Show all lines from the listing below that contain "chart".

Information shown:
Begin

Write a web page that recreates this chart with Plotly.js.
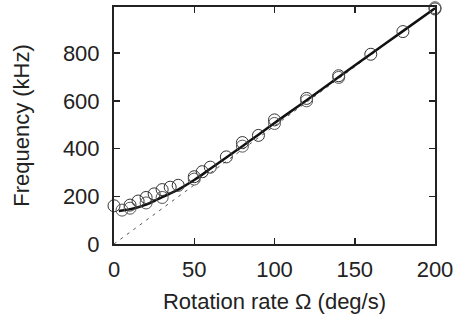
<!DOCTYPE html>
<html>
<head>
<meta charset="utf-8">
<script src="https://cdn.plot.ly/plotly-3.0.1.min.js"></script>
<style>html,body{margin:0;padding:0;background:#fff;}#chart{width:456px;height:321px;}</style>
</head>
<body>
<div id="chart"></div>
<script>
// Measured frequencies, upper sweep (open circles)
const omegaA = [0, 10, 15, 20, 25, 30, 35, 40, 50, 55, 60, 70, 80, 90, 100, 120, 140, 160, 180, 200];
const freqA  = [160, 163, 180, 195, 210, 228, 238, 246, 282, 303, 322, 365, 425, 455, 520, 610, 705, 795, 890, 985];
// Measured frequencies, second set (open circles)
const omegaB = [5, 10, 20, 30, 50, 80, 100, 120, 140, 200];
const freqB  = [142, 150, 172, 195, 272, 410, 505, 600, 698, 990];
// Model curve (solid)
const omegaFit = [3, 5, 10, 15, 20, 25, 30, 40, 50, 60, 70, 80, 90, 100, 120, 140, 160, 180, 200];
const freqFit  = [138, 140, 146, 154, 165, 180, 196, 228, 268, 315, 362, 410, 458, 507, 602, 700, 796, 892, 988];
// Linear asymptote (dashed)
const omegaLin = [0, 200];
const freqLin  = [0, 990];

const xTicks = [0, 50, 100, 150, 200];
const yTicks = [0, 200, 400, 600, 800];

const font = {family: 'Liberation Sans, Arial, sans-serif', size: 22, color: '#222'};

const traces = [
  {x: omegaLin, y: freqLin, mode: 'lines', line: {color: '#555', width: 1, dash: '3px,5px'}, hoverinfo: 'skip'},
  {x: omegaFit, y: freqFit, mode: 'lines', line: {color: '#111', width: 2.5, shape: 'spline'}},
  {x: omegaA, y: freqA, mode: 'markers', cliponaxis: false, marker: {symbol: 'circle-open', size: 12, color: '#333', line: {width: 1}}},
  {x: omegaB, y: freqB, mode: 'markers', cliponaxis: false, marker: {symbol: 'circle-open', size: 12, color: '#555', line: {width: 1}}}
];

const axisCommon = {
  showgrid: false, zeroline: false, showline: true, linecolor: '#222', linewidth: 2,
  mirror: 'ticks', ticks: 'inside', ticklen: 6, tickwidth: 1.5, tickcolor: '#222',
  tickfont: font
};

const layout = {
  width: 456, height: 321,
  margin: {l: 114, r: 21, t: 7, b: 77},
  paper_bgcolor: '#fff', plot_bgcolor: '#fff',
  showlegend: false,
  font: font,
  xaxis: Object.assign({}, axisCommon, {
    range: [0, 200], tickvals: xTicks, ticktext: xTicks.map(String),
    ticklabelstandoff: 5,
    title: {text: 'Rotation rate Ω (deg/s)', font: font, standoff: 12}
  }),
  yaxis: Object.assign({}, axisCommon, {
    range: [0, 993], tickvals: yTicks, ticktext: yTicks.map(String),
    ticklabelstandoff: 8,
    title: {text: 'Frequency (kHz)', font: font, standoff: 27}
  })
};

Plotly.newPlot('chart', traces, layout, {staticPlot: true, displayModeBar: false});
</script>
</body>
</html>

End

Solution for this exercise:
Write a web page that recreates this chart with Plotly.js.
<style>html,body{margin:0;padding:0;background:#fff;}#chart{width:456px;height:321px;}</style>
<div id="chart"></div>
Plotly.newPlot('chart', traces, layout, {staticPlot: true, displayModeBar: false});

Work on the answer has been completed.